Middle East New US policy: Oppose Tehran, ally with Riyadh

New US policy: Oppose Tehran, ally with Riyadh
US Secretary of State Rex Tillerson. (Photo: Foreign Policy)

WASHINGTON DC, United States (Kurdistan24) – Senior US officials on Wednesday signaled a major shift in US policy toward Iran and Saudi Arabia.

In Washington, Secretary of State Rex Tillerson gave two major speeches. In his first talk, at an economic summit between US and Saudi businessmen, Tillerson hailed the “very strong partnership that exists between our two countries.”

Three hours later, Tillerson addressed the Washington press corps in the State Department’s ornate Treaty Room. He strongly criticized Tehran for its export of “terror and violence, destabilizing more than one country.”

At roughly the same time, US Secretary of Defense James Mattis, in Saudi Arabia, spoke similarly. He explained to reporters Riyadh had been an important US ally for 70 years, and it remains “a pillar of our security framework.”

Mattis also denounced Tehran, saying, “Everywhere you look, if there is trouble in the region, you find Iran.”

Together, the statements of Tillerson and Mattis suggest the Trump administration is returning to what has been the traditional US orientation in that region since the 1979 Iranian revolution: an alliance with Riyadh against Tehran.

In adopting this position, the Trump administration is making a sharp break with the Obama presidency, which had sought to reach some accommodation with Tehran.

Moreover, the Trump administration will pursue this policy with substantial vigor, it seems. Not since Ronald Reagan was president three decades ago have US officials spoken so harshly and critically about Iran.

“The Trump administration is currently conducting across the entire government a review of our Iran policy,” Tillerson explained, before he listed the many threats posed by Iran, of which its nuclear program is only one.

Those threats include support for “Iraqi militant groups,” which Tehran provides “primarily through the Qods Force,” Tillerson said, and “which has been undermining security in Iraq for years.”

Additionally, “Iran continues to support the brutal Assad regime in Syria.” In Yemen, Tehran supports “the Houthis’ attempted overthrow of the government,” America’s top diplomat stated. And Tehran maintains a “longstanding hostility” towards Israel.

Tillerson also described hostile Iranian actions taken directly against the US, including cyber-attacks, the harassment of US naval vessels in the Persian Gulf, and the detention of US citizens.

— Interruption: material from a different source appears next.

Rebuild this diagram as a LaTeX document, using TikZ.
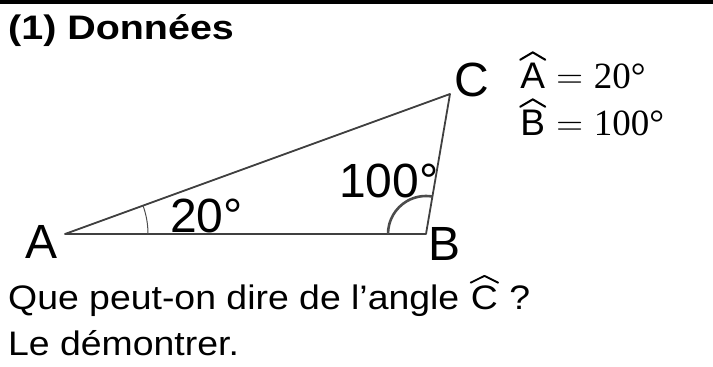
\documentclass[tikz,border=0pt]{standalone}
\usepackage{fix-cm}
\usepackage{fontspec}
\setmainfont{Liberation Sans}[FakeStretch=1.1]
\newfontfamily\lblfont{Liberation Sans}
\newfontfamily\titlefont{Liberation Sans Bold}[FakeStretch=1.16]
\newfontfamily\numfont{Liberation Serif}
\usepackage{tikz}

% letter with a wide hat
\newcommand\chapeau[1]{\begin{tikzpicture}[baseline=(let.base)]
    \node[inner sep=0pt] (let) {#1};
    \draw[line width=0.055em, line join=round, line cap=round]
      ([yshift=0.07em]let.north west) -- ([yshift=0.27em]let.north) -- ([yshift=0.07em]let.north east);
  \end{tikzpicture}}
\newcommand\egal{\hspace{10pt}$=$\hspace{11pt}}

\begin{document}
\begin{tikzpicture}[x=1pt, y=-1pt, line join=round,
    side/.style={draw=black!75, line width=1.8pt},
    lbl/.style={inner sep=0pt, anchor=base, font=\lblfont\fontsize{48}{56}\selectfont},
    txt/.style={inner sep=0pt, anchor=base west, font=\fontsize{34}{40}\selectfont},
    eq/.style={inner sep=0pt, anchor=base west, font=\fontsize{37}{44}\selectfont}]
    \useasboundingbox (0,0) rectangle (713,367);
    \draw[line width=3.5pt] (0,2) -- (713,2);
    \node[txt, font=\titlefont\fontsize{34}{40}\selectfont] (title) at (8,39) {(1) Données};
    % triangle
    \coordinate (A) at (65,234);
    \coordinate (B) at (426,234);
    \coordinate (C) at (450,94);
    \draw[side] (A) -- (B) -- (C) -- cycle;
    \draw[black!70, line width=1pt] (A) ++(83pt,0) arc[start angle=0, end angle=20, radius=83pt];
    \draw[black!70, line width=2.6pt] (B) ++(-38pt,0) arc[start angle=180, end angle=80.3, radius=38pt];
    \node[lbl] (lA) at (42,258) {A};
    \node[lbl] (lB) at (445,260) {B};
    \node[lbl] (lC) at (472,96) {C};
    \node[lbl, anchor=base west] (aA) at (170,232) {20°};
    \node[lbl, anchor=base west] (aB) at (339,197) {100°};
    % donnees
    \node[eq] (eqA) at (519,88) {\lblfont\chapeau{A}\egal\numfont 20°};
    \node[eq] (eqB) at (519,135) {\lblfont\chapeau{B}\egal\numfont 100°};
    % question
    \node[txt] (q1) at (8,309) {Que peut-on dire de l’angle \chapeau{C} ?};
    \node[txt] (q2) at (8,355) {Le démontrer.};
\end{tikzpicture}
\end{document}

And he charged Iran has “one of the world’s worst human rights records,” regularly jailing and even executing political opponents.

As Tillerson spoke, Mattis was in Riyadh, on the second day of a visit to the desert kingdom.

Before becoming Secretary of Defense, Mattis’ last posting had been commander of CENTCOM before his forced retirement in 2013, reportedly because his hawkish views on Iran did not sit well with the Obama administration.

In Riyadh, Mattis met the Saudi king, along with his son Mohammed bin Salman, who holds the positions of Deputy Crown Prince and Defense Minister.

Mattis described their talks as frank, candid, and “highly productive.” President Trump and King Salman spoke by phone during his visit, and they approved the understandings Mattis had reached in Riyadh.

“Now that we have the blessing of our leadership,” Mattis told reporters in a joint press conference with Prince Mohammed, “it’s important that we actually do something with it.”

Mattis did not provide any details but spoke in general terms. The US planned to “reinforce Saudi Arabia’s resistance to Iran’s mischief and make you more effective with your military, as we work together as partners.”

“It is in our interest to see a strong Saudi Arabia military security service and secret services,” he said.

Mattis also suggested Trump might visit Riyadh.

Mattis’ strong language speaks to a US intent to restore relations with Saudi Arabia to a closeness that has not existed since the 1991 Gulf War. Apparently, that is what the Saudis want as well.

The Saudi Defense Minister affirmed the US and Saudi Arabia would work together to counter “all” regional challenges, whether “fighting terrorist organizations” or countering “the malign activities of Iran.”

Last month, Mohammed visited Washington. A late winter snow storm caused German Chancellor Angela Merkel to postpone her scheduled visit, and Mohammed filled in as Trump’s lunch guest. That meeting evidently went well and prepared the way for the understandings Mattis reached in Riyadh.

Thus, a new US policy toward Tehran and Riyadh is emerging, one America’s traditional allies will welcome.

Almost certainly, Iran will respond in some fashion, even, perhaps, with the support of its Russian ally.

It is impossible to predict what that reaction will be or how things will ultimately turn out. However, the Trump administration does seem quite determined to confront Iran’s belligerence and expansionism and to provide more support to traditional US allies in the region.